_Required task_. Your task is to print exactly the lines from the line that contains "Write the Apache ECharts code for this chart." through the line that contains "650, y: 256, width: 610, height: 406", with pictures left out.

[Begin]

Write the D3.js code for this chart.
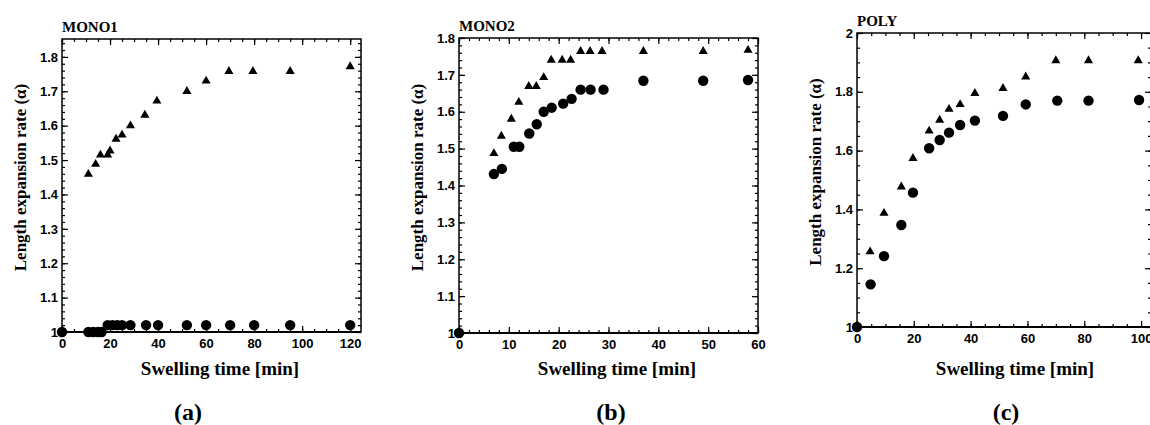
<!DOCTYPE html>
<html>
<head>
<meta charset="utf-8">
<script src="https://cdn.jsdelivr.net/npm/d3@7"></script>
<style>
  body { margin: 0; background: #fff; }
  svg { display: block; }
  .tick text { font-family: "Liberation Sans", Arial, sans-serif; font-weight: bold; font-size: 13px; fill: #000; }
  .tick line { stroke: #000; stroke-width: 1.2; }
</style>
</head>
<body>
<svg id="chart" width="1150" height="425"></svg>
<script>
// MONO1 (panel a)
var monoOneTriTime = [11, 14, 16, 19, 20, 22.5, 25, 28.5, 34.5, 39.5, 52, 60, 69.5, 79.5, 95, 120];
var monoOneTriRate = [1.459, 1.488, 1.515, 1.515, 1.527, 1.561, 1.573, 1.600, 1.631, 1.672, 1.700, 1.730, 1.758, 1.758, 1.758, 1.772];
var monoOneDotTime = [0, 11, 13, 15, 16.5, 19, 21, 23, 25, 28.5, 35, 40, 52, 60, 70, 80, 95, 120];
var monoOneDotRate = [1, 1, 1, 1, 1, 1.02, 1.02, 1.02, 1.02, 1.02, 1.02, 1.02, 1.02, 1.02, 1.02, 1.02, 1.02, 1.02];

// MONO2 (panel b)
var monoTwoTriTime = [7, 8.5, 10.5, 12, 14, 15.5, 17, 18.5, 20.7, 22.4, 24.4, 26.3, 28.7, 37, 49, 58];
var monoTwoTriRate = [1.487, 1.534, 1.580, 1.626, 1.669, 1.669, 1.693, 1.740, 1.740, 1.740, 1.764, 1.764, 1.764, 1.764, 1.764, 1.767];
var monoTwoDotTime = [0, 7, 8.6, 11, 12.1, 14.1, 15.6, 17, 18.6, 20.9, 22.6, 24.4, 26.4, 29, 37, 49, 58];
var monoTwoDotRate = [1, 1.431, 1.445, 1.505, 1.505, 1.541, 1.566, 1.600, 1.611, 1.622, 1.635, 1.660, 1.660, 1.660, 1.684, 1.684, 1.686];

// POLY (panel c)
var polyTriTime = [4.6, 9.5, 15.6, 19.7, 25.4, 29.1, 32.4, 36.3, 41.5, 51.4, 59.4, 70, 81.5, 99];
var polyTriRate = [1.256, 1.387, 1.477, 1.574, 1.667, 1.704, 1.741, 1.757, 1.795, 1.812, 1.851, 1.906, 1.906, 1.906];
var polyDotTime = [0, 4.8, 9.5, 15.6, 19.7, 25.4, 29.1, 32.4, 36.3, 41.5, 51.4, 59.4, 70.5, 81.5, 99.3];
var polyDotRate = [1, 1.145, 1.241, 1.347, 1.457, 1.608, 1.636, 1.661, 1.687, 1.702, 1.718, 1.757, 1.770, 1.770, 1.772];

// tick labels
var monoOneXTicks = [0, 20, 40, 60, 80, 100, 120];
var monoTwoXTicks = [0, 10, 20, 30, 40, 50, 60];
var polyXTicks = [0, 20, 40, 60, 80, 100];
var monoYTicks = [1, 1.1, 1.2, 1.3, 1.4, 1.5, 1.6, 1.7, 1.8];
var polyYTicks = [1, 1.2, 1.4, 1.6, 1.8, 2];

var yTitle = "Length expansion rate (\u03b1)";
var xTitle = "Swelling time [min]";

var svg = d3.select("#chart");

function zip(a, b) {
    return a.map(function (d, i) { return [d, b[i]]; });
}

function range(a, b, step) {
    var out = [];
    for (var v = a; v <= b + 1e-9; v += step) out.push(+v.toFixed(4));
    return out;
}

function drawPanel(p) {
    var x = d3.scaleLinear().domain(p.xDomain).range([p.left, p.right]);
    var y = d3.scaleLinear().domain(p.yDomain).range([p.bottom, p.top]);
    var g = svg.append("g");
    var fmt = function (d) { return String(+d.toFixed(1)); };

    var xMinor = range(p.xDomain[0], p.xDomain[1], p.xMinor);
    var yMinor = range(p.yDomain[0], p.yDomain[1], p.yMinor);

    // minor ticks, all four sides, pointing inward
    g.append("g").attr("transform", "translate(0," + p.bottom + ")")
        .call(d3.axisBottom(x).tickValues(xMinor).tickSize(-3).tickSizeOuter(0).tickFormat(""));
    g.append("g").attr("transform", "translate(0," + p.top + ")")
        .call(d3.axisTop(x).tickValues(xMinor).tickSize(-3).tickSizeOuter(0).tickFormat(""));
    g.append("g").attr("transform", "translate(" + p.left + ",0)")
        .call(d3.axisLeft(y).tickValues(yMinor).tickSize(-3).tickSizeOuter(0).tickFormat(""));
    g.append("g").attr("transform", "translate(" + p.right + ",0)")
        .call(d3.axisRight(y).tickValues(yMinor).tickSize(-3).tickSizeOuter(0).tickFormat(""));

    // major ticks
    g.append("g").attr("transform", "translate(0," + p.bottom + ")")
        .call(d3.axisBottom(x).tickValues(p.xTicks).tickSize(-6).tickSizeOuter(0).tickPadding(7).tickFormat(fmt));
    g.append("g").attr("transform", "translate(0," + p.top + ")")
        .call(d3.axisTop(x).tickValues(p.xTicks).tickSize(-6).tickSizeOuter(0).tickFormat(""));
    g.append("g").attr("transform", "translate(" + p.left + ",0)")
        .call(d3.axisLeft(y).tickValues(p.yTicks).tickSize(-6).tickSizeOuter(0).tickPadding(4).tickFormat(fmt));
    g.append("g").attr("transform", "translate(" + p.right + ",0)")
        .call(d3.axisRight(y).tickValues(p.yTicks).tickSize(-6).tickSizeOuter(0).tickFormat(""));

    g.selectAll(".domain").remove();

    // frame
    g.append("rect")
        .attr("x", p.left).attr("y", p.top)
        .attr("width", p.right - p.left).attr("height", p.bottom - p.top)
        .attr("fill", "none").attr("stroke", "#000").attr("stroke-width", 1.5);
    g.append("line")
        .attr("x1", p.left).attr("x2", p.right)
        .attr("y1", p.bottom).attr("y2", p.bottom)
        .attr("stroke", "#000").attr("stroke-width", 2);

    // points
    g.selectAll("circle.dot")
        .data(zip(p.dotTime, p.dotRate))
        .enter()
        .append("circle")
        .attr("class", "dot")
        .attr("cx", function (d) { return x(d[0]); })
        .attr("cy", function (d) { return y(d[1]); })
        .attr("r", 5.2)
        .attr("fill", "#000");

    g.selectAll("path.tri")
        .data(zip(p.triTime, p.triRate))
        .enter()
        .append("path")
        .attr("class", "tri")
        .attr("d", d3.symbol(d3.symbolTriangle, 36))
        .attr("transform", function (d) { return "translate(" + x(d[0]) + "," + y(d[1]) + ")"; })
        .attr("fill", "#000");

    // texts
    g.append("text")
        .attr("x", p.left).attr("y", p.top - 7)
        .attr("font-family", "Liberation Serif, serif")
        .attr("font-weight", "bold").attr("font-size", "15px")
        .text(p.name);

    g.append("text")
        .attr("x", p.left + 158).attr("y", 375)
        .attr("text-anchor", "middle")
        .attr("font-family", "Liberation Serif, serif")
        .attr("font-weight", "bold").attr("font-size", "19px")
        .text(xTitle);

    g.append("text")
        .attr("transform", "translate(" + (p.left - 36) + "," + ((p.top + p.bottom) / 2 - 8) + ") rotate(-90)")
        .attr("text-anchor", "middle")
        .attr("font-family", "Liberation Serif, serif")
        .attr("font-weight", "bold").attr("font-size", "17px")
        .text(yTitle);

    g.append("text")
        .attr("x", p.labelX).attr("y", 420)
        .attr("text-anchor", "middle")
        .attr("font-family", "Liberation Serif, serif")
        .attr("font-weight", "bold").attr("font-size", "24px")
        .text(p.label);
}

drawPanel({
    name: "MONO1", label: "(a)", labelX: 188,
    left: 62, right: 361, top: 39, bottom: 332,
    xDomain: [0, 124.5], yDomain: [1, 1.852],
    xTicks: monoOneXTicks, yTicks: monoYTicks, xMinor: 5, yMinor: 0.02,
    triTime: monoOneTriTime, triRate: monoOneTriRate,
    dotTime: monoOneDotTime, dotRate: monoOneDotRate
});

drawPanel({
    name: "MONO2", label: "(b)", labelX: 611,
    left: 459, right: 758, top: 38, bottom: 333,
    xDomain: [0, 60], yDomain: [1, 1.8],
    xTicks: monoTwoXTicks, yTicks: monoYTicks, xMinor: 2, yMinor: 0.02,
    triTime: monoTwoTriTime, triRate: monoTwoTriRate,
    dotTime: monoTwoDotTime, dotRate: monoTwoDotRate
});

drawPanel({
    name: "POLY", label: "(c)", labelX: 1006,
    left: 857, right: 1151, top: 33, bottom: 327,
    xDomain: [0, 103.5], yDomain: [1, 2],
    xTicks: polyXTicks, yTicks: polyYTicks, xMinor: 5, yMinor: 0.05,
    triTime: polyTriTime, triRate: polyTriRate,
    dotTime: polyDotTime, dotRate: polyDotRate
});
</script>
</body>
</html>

[End]
[Begin]

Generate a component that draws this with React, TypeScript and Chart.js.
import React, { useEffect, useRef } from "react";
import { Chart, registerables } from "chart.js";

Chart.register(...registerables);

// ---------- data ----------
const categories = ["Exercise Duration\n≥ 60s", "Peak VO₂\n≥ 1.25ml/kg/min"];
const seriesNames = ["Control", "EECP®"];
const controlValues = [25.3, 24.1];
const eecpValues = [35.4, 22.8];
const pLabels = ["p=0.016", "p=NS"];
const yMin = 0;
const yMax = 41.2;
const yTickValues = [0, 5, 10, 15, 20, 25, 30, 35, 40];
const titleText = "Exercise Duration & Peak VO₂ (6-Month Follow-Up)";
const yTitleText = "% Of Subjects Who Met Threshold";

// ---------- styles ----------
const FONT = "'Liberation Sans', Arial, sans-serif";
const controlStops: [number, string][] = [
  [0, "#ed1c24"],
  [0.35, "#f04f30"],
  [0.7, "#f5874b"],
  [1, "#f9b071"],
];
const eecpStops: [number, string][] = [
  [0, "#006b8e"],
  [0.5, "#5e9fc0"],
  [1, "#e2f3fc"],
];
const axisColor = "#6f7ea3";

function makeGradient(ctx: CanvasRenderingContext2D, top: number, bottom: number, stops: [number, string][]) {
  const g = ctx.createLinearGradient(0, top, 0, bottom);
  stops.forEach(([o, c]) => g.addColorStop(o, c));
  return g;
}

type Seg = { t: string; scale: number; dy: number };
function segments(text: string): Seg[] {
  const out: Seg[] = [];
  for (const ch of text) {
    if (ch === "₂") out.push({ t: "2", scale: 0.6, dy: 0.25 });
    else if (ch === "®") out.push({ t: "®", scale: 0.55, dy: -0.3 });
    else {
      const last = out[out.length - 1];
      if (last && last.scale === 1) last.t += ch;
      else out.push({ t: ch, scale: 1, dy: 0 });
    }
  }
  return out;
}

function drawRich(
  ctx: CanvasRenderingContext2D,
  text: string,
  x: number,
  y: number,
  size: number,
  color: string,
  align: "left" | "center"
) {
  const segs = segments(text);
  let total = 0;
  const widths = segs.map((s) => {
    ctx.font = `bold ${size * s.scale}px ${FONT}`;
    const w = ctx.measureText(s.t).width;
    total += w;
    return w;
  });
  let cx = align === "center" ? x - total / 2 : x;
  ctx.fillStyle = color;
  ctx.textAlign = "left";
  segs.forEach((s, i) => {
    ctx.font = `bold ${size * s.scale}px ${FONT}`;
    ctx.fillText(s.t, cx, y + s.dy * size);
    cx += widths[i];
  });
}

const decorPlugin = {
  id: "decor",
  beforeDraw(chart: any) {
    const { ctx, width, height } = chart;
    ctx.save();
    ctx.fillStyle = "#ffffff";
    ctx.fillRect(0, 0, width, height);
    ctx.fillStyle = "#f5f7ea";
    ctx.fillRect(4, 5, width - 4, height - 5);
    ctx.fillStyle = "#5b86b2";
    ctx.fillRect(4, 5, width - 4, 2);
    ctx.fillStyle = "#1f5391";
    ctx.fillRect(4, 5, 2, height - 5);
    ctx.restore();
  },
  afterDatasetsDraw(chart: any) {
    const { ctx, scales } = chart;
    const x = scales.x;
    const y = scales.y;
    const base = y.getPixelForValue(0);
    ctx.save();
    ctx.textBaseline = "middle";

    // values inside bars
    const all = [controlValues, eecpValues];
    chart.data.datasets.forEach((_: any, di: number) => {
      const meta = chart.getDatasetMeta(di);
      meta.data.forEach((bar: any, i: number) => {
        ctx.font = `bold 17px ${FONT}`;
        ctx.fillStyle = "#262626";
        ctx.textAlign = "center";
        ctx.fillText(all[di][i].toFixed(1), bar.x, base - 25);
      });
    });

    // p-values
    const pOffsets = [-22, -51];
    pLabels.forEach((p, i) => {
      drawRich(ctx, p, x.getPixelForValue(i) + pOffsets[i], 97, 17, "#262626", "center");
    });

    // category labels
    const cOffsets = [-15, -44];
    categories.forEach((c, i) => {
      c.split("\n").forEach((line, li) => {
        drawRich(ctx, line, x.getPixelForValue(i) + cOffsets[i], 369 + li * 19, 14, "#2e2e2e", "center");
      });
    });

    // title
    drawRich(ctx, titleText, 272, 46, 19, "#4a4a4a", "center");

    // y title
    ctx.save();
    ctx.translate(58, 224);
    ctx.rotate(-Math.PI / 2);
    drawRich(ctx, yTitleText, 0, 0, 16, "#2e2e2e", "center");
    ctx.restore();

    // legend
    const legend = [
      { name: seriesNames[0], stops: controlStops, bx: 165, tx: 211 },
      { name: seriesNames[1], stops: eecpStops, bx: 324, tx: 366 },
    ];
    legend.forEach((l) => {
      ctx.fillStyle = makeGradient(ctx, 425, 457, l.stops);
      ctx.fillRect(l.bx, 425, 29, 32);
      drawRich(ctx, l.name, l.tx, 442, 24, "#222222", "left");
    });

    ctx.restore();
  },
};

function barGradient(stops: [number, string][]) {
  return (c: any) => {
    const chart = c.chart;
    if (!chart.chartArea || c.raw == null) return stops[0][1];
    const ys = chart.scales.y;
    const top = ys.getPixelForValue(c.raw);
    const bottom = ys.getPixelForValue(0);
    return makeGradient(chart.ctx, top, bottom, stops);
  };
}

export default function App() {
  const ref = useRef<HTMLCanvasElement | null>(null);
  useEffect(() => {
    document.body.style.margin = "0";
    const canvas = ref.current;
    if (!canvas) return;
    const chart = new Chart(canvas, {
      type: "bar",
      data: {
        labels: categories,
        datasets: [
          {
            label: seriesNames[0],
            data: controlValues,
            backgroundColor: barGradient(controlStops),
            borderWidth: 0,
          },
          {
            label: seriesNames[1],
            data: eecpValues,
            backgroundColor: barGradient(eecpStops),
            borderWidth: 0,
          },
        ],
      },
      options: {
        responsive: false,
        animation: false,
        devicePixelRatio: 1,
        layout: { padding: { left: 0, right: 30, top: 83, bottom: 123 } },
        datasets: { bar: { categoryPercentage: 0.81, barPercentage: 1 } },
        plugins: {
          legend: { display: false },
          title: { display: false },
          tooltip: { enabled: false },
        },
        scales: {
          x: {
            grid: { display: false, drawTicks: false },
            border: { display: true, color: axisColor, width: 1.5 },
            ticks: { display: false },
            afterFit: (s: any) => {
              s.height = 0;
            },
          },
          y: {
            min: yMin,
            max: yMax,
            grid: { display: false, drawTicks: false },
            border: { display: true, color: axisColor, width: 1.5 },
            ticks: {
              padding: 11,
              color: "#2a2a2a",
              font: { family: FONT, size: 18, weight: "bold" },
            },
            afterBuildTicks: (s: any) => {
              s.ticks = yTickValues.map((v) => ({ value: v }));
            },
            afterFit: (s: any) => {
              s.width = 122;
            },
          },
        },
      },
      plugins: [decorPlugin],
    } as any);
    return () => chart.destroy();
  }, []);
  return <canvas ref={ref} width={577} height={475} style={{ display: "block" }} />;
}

[End]
[Begin]

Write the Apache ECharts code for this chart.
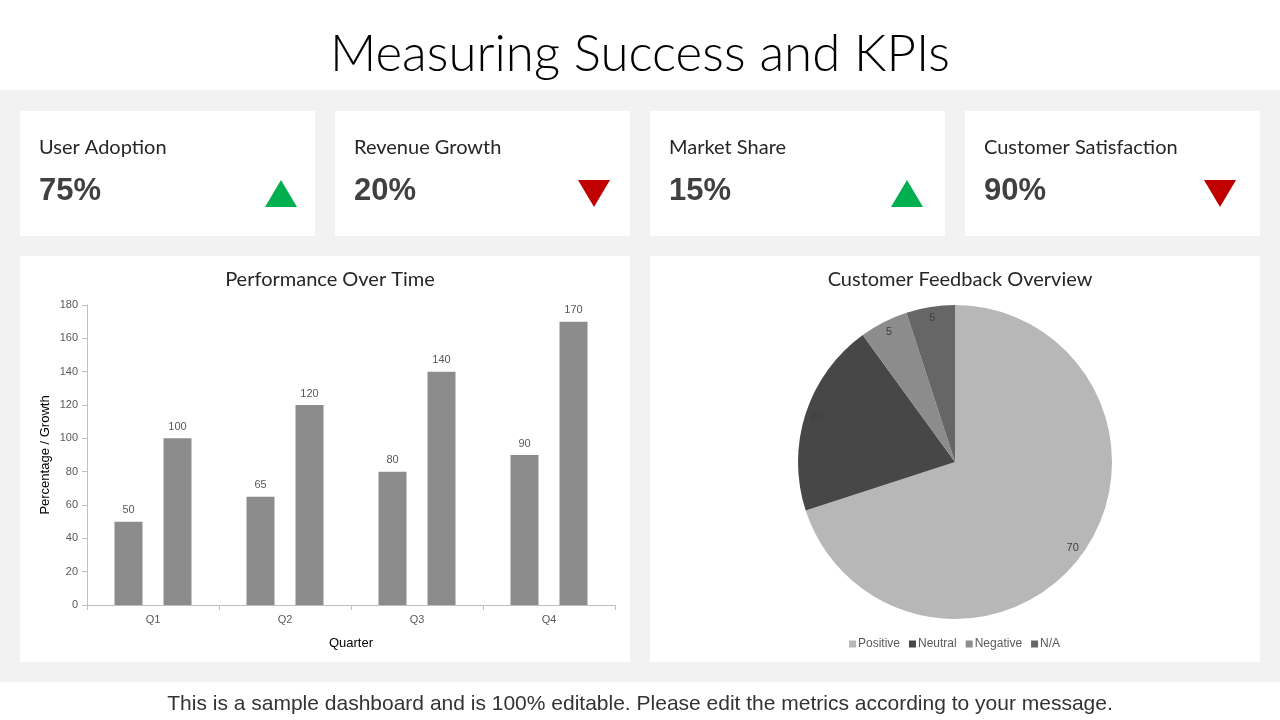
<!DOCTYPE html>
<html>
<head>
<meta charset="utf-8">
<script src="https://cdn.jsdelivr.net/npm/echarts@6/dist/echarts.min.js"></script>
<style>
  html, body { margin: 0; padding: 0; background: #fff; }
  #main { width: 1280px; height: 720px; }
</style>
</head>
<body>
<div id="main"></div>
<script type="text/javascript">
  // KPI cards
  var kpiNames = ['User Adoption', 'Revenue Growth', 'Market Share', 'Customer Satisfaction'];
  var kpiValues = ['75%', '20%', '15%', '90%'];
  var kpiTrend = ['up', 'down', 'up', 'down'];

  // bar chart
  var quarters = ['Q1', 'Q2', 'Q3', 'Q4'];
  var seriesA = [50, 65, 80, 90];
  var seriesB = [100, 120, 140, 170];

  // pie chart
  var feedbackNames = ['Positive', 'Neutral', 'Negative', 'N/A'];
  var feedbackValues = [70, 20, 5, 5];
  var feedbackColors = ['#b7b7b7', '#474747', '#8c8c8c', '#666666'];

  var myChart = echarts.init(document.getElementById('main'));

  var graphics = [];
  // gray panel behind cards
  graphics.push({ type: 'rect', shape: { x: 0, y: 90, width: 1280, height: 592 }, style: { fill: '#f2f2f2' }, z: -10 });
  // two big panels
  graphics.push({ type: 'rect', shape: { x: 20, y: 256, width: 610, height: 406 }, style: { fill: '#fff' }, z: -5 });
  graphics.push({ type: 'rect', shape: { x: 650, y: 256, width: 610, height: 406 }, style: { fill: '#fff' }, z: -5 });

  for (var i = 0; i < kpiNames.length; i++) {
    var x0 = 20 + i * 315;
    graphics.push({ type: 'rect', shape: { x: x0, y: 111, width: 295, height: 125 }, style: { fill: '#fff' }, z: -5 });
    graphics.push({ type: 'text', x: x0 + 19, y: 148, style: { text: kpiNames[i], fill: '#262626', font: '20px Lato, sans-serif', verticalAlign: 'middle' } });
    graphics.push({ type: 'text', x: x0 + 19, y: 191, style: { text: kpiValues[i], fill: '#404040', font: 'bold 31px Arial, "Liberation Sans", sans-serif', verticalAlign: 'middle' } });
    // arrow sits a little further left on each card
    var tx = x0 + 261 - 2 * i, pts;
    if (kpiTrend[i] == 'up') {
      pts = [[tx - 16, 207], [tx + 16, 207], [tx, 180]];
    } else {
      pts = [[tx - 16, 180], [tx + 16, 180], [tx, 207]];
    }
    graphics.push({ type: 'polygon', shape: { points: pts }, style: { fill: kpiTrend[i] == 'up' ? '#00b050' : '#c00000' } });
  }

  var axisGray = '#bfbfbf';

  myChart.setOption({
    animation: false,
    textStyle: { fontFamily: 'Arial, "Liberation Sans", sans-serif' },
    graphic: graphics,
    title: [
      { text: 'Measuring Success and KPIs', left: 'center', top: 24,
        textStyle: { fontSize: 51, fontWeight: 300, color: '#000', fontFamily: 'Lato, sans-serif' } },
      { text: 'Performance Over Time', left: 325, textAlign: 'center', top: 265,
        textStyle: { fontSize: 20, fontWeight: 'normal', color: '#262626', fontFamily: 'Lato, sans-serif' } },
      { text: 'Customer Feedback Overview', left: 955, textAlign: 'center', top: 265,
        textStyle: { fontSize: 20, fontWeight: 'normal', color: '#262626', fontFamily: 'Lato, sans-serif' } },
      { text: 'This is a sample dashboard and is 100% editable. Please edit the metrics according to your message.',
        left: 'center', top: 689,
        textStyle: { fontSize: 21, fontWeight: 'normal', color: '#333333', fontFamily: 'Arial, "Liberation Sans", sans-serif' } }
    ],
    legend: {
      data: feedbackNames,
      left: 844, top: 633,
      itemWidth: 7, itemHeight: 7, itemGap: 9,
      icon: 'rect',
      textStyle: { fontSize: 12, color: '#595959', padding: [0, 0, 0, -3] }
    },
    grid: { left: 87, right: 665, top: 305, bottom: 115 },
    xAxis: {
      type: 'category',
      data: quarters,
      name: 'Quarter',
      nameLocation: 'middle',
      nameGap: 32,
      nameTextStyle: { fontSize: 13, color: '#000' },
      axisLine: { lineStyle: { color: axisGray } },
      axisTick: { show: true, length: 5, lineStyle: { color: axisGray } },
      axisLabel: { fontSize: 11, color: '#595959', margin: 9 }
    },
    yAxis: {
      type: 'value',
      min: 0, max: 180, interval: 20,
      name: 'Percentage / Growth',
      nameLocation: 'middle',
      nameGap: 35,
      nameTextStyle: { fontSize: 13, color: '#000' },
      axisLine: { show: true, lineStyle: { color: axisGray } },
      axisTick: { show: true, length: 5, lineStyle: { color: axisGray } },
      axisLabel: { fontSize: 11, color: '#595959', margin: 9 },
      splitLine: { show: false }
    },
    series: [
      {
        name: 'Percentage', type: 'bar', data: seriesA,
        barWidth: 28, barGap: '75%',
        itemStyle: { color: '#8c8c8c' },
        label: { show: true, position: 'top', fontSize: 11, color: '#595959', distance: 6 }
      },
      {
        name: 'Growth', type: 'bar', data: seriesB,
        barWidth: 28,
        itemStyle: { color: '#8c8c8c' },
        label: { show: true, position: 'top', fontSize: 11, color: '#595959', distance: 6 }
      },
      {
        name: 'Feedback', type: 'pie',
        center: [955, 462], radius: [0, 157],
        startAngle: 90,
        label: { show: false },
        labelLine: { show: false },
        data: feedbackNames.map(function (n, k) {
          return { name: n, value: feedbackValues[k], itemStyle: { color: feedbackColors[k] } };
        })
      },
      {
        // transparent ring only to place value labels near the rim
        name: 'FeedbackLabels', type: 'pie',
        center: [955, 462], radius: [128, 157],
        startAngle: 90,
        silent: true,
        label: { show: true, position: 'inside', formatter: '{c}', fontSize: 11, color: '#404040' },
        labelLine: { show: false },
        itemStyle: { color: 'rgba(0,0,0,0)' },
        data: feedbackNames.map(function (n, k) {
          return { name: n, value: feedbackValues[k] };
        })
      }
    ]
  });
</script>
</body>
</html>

[End]

_Expected answer_.
Write the Apache ECharts code for this chart.
<!DOCTYPE html>
<html>
<head>
<meta charset="utf-8">
<script src="https://cdn.jsdelivr.net/npm/echarts@6/dist/echarts.min.js"></script>
<style>
  html, body { margin: 0; padding: 0; background: #fff; }
  #main { width: 1280px; height: 720px; }
</style>
</head>
<body>
<div id="main"></div>
<script type="text/javascript">
  // KPI cards
  var kpiNames = ['User Adoption', 'Revenue Growth', 'Market Share', 'Customer Satisfaction'];
  var kpiValues = ['75%', '20%', '15%', '90%'];
  var kpiTrend = ['up', 'down', 'up', 'down'];

  // bar chart
  var quarters = ['Q1', 'Q2', 'Q3', 'Q4'];
  var seriesA = [50, 65, 80, 90];
  var seriesB = [100, 120, 140, 170];

  // pie chart
  var feedbackNames = ['Positive', 'Neutral', 'Negative', 'N/A'];
  var feedbackValues = [70, 20, 5, 5];
  var feedbackColors = ['#b7b7b7', '#474747', '#8c8c8c', '#666666'];

  var myChart = echarts.init(document.getElementById('main'));

  var graphics = [];
  // gray panel behind cards
  graphics.push({ type: 'rect', shape: { x: 0, y: 90, width: 1280, height: 592 }, style: { fill: '#f2f2f2' }, z: -10 });
  // two big panels
  graphics.push({ type: 'rect', shape: { x: 20, y: 256, width: 610, height: 406 }, style: { fill: '#fff' }, z: -5 });
  graphics.push({ type: 'rect', shape: { x: 650, y: 256, width: 610, height: 406 }, style: { fill: '#fff' }, z: -5 });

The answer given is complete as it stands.